━━━ Task input ━━━

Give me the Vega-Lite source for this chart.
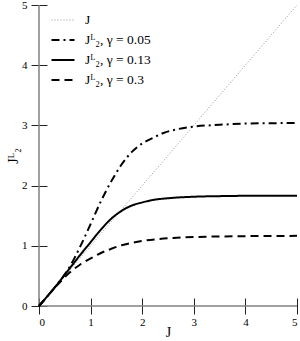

━━━
━━━ Task input ━━━

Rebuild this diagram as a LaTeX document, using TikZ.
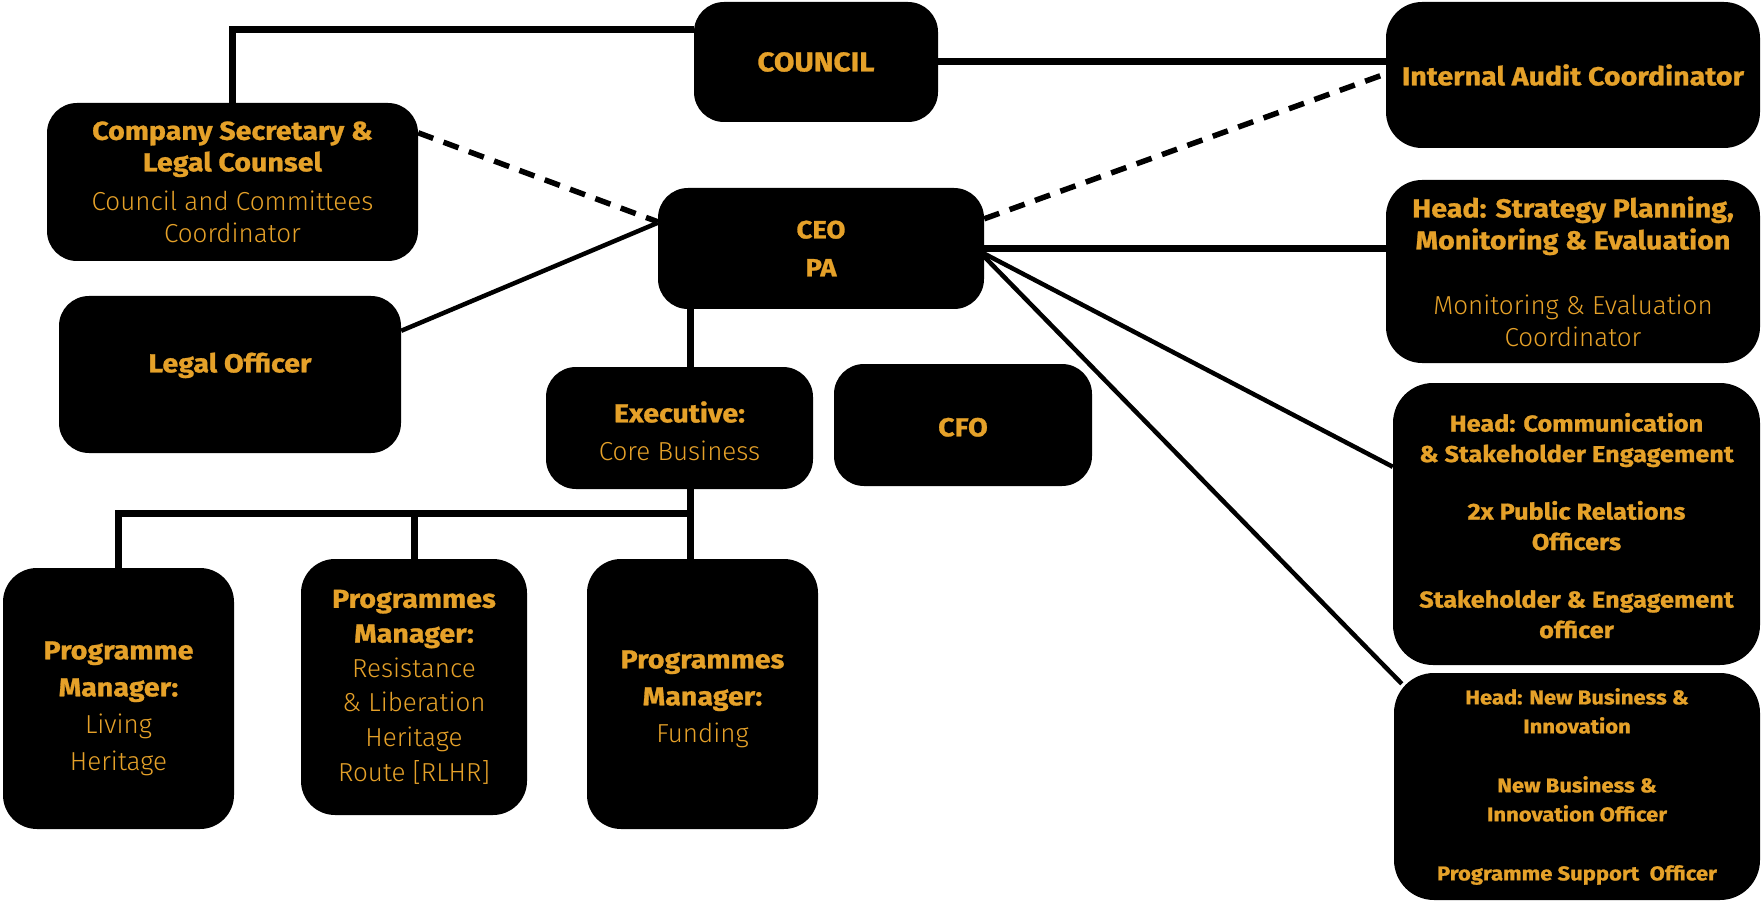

━━━
━━━ Task input ━━━

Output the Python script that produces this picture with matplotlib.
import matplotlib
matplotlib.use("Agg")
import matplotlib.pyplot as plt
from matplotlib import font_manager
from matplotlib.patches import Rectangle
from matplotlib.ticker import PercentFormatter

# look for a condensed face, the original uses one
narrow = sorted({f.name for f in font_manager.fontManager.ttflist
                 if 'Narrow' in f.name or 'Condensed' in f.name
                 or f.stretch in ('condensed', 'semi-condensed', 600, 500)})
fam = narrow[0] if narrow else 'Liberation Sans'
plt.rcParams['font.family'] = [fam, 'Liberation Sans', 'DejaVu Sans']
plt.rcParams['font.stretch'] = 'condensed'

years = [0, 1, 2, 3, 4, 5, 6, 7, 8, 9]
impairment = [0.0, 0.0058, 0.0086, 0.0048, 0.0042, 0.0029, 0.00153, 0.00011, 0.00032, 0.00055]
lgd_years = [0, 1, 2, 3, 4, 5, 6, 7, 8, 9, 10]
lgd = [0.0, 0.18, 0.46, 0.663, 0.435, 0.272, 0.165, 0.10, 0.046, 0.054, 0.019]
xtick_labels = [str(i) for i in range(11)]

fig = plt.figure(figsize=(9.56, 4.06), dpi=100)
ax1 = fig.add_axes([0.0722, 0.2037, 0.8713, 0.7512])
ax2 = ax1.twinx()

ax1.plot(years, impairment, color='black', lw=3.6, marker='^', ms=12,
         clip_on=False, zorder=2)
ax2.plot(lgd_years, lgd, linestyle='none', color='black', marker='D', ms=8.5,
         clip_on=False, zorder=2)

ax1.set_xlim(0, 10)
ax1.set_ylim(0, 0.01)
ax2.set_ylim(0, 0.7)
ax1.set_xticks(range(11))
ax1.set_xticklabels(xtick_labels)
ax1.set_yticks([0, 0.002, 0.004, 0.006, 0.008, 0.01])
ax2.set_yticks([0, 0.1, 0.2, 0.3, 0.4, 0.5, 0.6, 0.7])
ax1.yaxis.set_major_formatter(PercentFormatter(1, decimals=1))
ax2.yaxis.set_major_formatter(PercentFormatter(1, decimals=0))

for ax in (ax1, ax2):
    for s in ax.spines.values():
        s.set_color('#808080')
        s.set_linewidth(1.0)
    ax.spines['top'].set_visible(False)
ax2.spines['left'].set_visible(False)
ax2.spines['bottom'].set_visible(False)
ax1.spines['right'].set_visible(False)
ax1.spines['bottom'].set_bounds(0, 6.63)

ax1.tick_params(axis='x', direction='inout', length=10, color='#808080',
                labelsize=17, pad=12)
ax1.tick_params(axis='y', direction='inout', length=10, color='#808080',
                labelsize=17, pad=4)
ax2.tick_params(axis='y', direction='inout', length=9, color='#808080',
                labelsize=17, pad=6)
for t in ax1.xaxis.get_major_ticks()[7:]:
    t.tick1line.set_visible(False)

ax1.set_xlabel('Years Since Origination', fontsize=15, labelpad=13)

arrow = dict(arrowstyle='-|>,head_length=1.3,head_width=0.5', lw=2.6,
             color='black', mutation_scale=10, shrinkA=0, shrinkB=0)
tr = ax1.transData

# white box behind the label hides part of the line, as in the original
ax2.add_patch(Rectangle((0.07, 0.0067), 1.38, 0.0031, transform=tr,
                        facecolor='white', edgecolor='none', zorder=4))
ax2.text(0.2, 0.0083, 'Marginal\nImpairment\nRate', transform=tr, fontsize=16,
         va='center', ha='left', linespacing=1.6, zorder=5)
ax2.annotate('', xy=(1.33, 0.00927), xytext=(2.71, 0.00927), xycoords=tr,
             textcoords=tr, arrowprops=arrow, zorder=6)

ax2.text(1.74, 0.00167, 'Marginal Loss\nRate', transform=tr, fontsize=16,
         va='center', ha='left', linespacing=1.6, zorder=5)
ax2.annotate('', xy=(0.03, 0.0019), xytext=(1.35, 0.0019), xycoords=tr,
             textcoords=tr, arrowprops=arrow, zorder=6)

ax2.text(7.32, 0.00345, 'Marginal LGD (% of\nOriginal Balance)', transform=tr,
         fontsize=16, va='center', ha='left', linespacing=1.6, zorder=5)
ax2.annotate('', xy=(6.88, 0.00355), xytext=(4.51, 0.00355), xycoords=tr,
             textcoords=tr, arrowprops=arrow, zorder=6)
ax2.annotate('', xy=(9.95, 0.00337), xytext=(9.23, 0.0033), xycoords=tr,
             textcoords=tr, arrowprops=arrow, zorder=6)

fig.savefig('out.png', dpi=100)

━━━

> Exercise brief: Starting at the line that contains "Output the Python", set down every line up to and including the line that contains "from matplotlib.ticker import", exactly as given, and no other line.

> Exercise solution:
Output the Python script that produces this picture with matplotlib.
import matplotlib
matplotlib.use("Agg")
import matplotlib.pyplot as plt
from matplotlib import font_manager
from matplotlib.patches import Rectangle
from matplotlib.ticker import PercentFormatter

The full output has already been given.